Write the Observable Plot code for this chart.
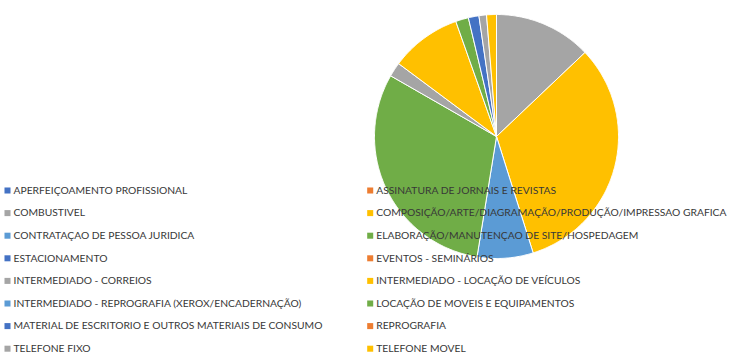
<!DOCTYPE html>
<html>
<head>
<meta charset="utf-8">
<script src="https://cdn.jsdelivr.net/npm/d3@7"></script>
<script src="https://cdn.jsdelivr.net/npm/@observablehq/plot@0.6"></script>
<style>
  html, body { margin: 0; padding: 0; background: #fff; }
  #chart svg { display: block; }
</style>
</head>
<body>
<div id="chart"></div>
<script>
const categories = [
  "APERFEIÇOAMENTO PROFISSIONAL",
  "ASSINATURA DE JORNAIS E REVISTAS",
  "COMBUSTIVEL",
  "COMPOSIÇÃO/ARTE/DIAGRAMAÇÃO/PRODUÇÃO/IMPRESSAO GRAFICA",
  "CONTRATAÇAO DE PESSOA JURIDICA",
  "ELABORAÇÃO/MANUTENÇAO DE SITE/HOSPEDAGEM",
  "ESTACIONAMENTO",
  "EVENTOS - SEMINÁRIOS",
  "INTERMEDIADO - CORREIOS",
  "INTERMEDIADO - LOCAÇÃO DE VEÍCULOS",
  "INTERMEDIADO - REPROGRAFIA (XEROX/ENCADERNAÇÃO)",
  "LOCAÇÃO DE MOVEIS E EQUIPAMENTOS",
  "MATERIAL DE ESCRITORIO E OUTROS MATERIAIS DE CONSUMO",
  "REPROGRAFIA",
  "TELEFONE FIXO",
  "TELEFONE MOVEL"
];
const values = [0, 0, 12.9, 32.2, 7.4, 30.7, 0, 0, 1.9, 9.4, 0, 1.7, 1.4, 0, 1.0, 1.3];
const palette = ["#4472C4", "#ED7D31", "#A5A5A5", "#FFC000", "#5B9BD5", "#70AD47"];

const W = 746, H = 356;
const cx = 496, cy = 136, R = 122;

const arcs = d3.pie().sort(null).value(d => d)(values);
const sliceRows = [];
arcs.forEach((a, i) => {
  if (a.endAngle - a.startAngle <= 0) return;
  const color = palette[i % palette.length];
  const cat = categories[i];
  sliceRows.push({cat, color, x: cx, y: cy});
  const n = Math.max(2, Math.ceil((a.endAngle - a.startAngle) / 0.01));
  for (let k = 0; k <= n; k++) {
    const t = a.startAngle + (a.endAngle - a.startAngle) * k / n;
    sliceRows.push({cat, color, x: cx + R * Math.sin(t), y: cy - R * Math.cos(t)});
  }
  sliceRows.push({cat, color, x: cx, y: cy});
});

const legendRows = categories.map((c, i) => ({
  cat: c,
  color: palette[i % palette.length],
  col: i % 2,
  row: Math.floor(i / 2)
}));
const legX = col => col === 0 ? 7 : 369.7;
const legY = row => 190 + row * 22.6;

const chart = Plot.plot({
  width: W,
  height: H,
  margin: 0,
  x: {type: "identity", axis: null},
  y: {type: "identity", axis: null},
  color: {type: "identity"},
  style: {background: "#fff"},
  marks: [
    Plot.line(sliceRows, {x: "x", y: "y", z: "cat", fill: "color", stroke: "#fff", strokeWidth: 1, curve: "linear"}),
    Plot.dot(legendRows, {x: d => legX(d.col), y: d => legY(d.row), symbol: "square", r: 3.4, fill: "color", stroke: null}),
    Plot.text(legendRows, {
      x: d => legX(d.col) + 6,
      y: d => legY(d.row),
      text: "cat",
      textAnchor: "start",
      fill: "#383838",
      fontSize: 10.3,
      fontFamily: "Lato"
    })
  ]
});
document.getElementById("chart").appendChild(chart);
</script>
</body>
</html>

::::::::::

» PROBLEM TO WORK ON
Repeat all the data as it stands, dropping any images it holds.

» SOLUTION TO THE PROBLEM
Write the Observable Plot code for this chart.
<!DOCTYPE html>
<html>
<head>
<meta charset="utf-8">
<script src="https://cdn.jsdelivr.net/npm/d3@7"></script>
<script src="https://cdn.jsdelivr.net/npm/@observablehq/plot@0.6"></script>
<style>
  html, body { margin: 0; padding: 0; background: #fff; }
  #chart svg { display: block; }
</style>
</head>
<body>
<div id="chart"></div>
<script>
const categories = [
  "APERFEIÇOAMENTO PROFISSIONAL",
  "ASSINATURA DE JORNAIS E REVISTAS",
  "COMBUSTIVEL",
  "COMPOSIÇÃO/ARTE/DIAGRAMAÇÃO/PRODUÇÃO/IMPRESSAO GRAFICA",
  "CONTRATAÇAO DE PESSOA JURIDICA",
  "ELABORAÇÃO/MANUTENÇAO DE SITE/HOSPEDAGEM",
  "ESTACIONAMENTO",
  "EVENTOS - SEMINÁRIOS",
  "INTERMEDIADO - CORREIOS",
  "INTERMEDIADO - LOCAÇÃO DE VEÍCULOS",
  "INTERMEDIADO - REPROGRAFIA (XEROX/ENCADERNAÇÃO)",
  "LOCAÇÃO DE MOVEIS E EQUIPAMENTOS",
  "MATERIAL DE ESCRITORIO E OUTROS MATERIAIS DE CONSUMO",
  "REPROGRAFIA",
  "TELEFONE FIXO",
  "TELEFONE MOVEL"
];
const values = [0, 0, 12.9, 32.2, 7.4, 30.7, 0, 0, 1.9, 9.4, 0, 1.7, 1.4, 0, 1.0, 1.3];
const palette = ["#4472C4", "#ED7D31", "#A5A5A5", "#FFC000", "#5B9BD5", "#70AD47"];

const W = 746, H = 356;
const cx = 496, cy = 136, R = 122;

const arcs = d3.pie().sort(null).value(d => d)(values);
const sliceRows = [];
arcs.forEach((a, i) => {
  if (a.endAngle - a.startAngle <= 0) return;
  const color = palette[i % palette.length];
  const cat = categories[i];
  sliceRows.push({cat, color, x: cx, y: cy});
  const n = Math.max(2, Math.ceil((a.endAngle - a.startAngle) / 0.01));
  for (let k = 0; k <= n; k++) {
    const t = a.startAngle + (a.endAngle - a.startAngle) * k / n;
    sliceRows.push({cat, color, x: cx + R * Math.sin(t), y: cy - R * Math.cos(t)});
  }
  sliceRows.push({cat, color, x: cx, y: cy});
});

const legendRows = categories.map((c, i) => ({
  cat: c,
  color: palette[i % palette.length],
  col: i % 2,
  row: Math.floor(i / 2)
}));
const legX = col => col === 0 ? 7 : 369.7;
const legY = row => 190 + row * 22.6;

const chart = Plot.plot({
  width: W,
  height: H,
  margin: 0,
  x: {type: "identity", axis: null},
  y: {type: "identity", axis: null},
  color: {type: "identity"},
  style: {background: "#fff"},
  marks: [
    Plot.line(sliceRows, {x: "x", y: "y", z: "cat", fill: "color", stroke: "#fff", strokeWidth: 1, curve: "linear"}),
    Plot.dot(legendRows, {x: d => legX(d.col), y: d => legY(d.row), symbol: "square", r: 3.4, fill: "color", stroke: null}),
    Plot.text(legendRows, {
      x: d => legX(d.col) + 6,
      y: d => legY(d.row),
      text: "cat",
      textAnchor: "start",
      fill: "#383838",
      fontSize: 10.3,
      fontFamily: "Lato"
    })
  ]
});
document.getElementById("chart").appendChild(chart);
</script>
</body>
</html>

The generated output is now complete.